(Article by Celeste McGovern republished from LifeSiteNews.com)
“This has been a nightmare,” Brandy McFadden told WSMV-TV's News 4 Program in Nashville as she fought tears. “I got my shot, just trying to do due diligence. I never expected this to happen, at all.”
The day Brandy McFadden got her second dose of the Pfizer/BioNTech vaccine on April 16, she “just started not feeling great,” she told the local news station.
By the following afternoon, McFadden said she couldn't walk and had excruciating neck pain. “It just started progressively getting worse and I just started screaming in pain at the top of my lungs.”
McFadden’s husband took her to the emergency room at Vanderbilt University Medical Center. Six days later, the local news stations interviewed her at the hospital where she had undergone a CT scan, MRI, EMG, and blood work, all of which were unrevealing about what was happening to her. “As far as to answers as to why this happened, they don't know,” McFadden told News4.
She had regained movement in her arms, and could wiggle her toes one week following her shot.
McFadden was in touch with a woman in Pittsburgh who had a similar experience. Rachel Cecere, 33, told WPXI-TV news that she woke up paralyzed from the neck down 12 hours after her first dose of Pfizer’s COVID-19 vaccine. “It was the scariest thing in the world to go to sleep completely fine, to wake up 1:30 in the morning and not be able to move at all,” the woman told Channel 11.
Cecere was moved from her local hospital to the Cleveland Clinic where tests ruled out Guillain Barré Syndrome, a neurological disease linked to the pandemic 1976 swine flu vaccine, which caused about 450 people to be paralyzed.
“There is just nothing they can find wrong with me. No underlying conditions, I have nothing in my history and they are basically telling me, ‘You’re healthy and we can’t figure out why this is going on,’” the woman told her local news channel.
Nearly three weeks after Cecere was hospitalized she told WPXI that she is doing occupational and physical therapy at Jefferson Hospital but still had no feeling in either leg and can only move the left one. She was given a prosthetic brace and knee support to keep her leg straight. The single mother had regained strength in her upper body, she told the news station, but still felt weakness in her left hand and was unable to lift her daughter.
“It’s discouraging not having the feeling or sensation in my legs. It’s just difficult for me to grasp and understand,” Cecere said.
“I was told multiple times that the diagnosis was an acute distress to the nervous system brought on by the COVID-19 vaccine Pfizer,” Cecere told Channel 11, but her discharge papers did not mention her COVID-19 vaccine.

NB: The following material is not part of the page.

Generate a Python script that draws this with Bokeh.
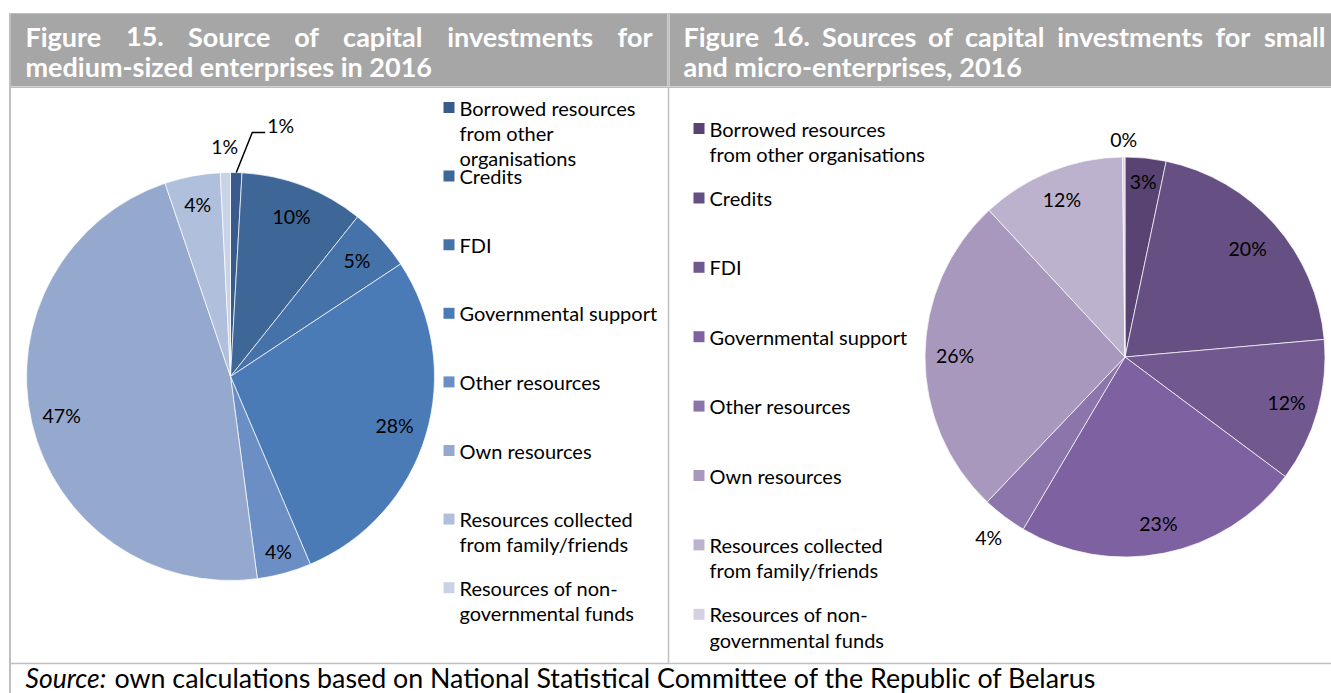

“It doesn’t sound like they are willing to attribute it to the vaccine or any specific medical diagnosis,” local infectious disease doctor Dave Weber told the news channel.
However, the Centers for Disease Control and Preventions Vaccine Adverse Event Reporting System (VAERS) has received 1,619 reports of events following COVID-19 vaccination that include paralysis or paralyzing conditions such as Guillain Barré Syndrome, transverse myelitis, acute disseminated encephalomyelitis, and Bell’s Palsy, a condition that causes face muscles to paralyze, marked frequently by a drooping mouth and inability to close one eye. Of those reports, 794 relate to Pfizer’s COVID vaccine, including 131 reports of paralysis among patients aged 30-39 years old as of April 30. The CDC stresses that VAERS reports do not establish a causal link between a vaccine and an adverse event.
Just as public health agencies say that vaccines cannot be counted on to provide full protection within two weeks of shots because the immune system has not fully responded, immune system adverse events can take time to build as the body produces antibodies.
Among the dozens of reports among those aged 18 to 29 was a physician report of a 21-year-old in Michigan who received a first dose of Moderna’s vaccine in March and subsequently began experiencing “ascending paralysis” nine days later.
The young man’s condition “rapidly escalated requiring intubation and mechanical ventilation” according to the VAERS report. He was treated for Guillain-Barré Syndrome, the report stated, and had “flaccid paralysis and lost his ability to protect his airway.” The report stated that he would likely need a tracheostomy – a surgical opening in the neck to allow air to enter the lungs via a tube.
Another physician report to VAERS described a 26-year-old who received her first dose of Pfizer’s vaccine in March and three days later began feeling numbness in her toes that spread to her legs. Five days later she noticed numbness in her fingers and her mouth and weakness in her arms. A few days after that, she noticed that her face was dropping on the right side and she went to the emergency departments where a lumbar puncture (spinal tap) test indicated Guillain-Barré Syndrome and she was started on IV immune globulin treatment.
McFadden had already been infected with the coronavirus, something Pennsylvania immunologist Hooman Noorchashm has warned about as a potential for catastrophic immune events following vaccination. He has advised people to defer vaccination if they have previously been infected or tested positive for the coronavirus.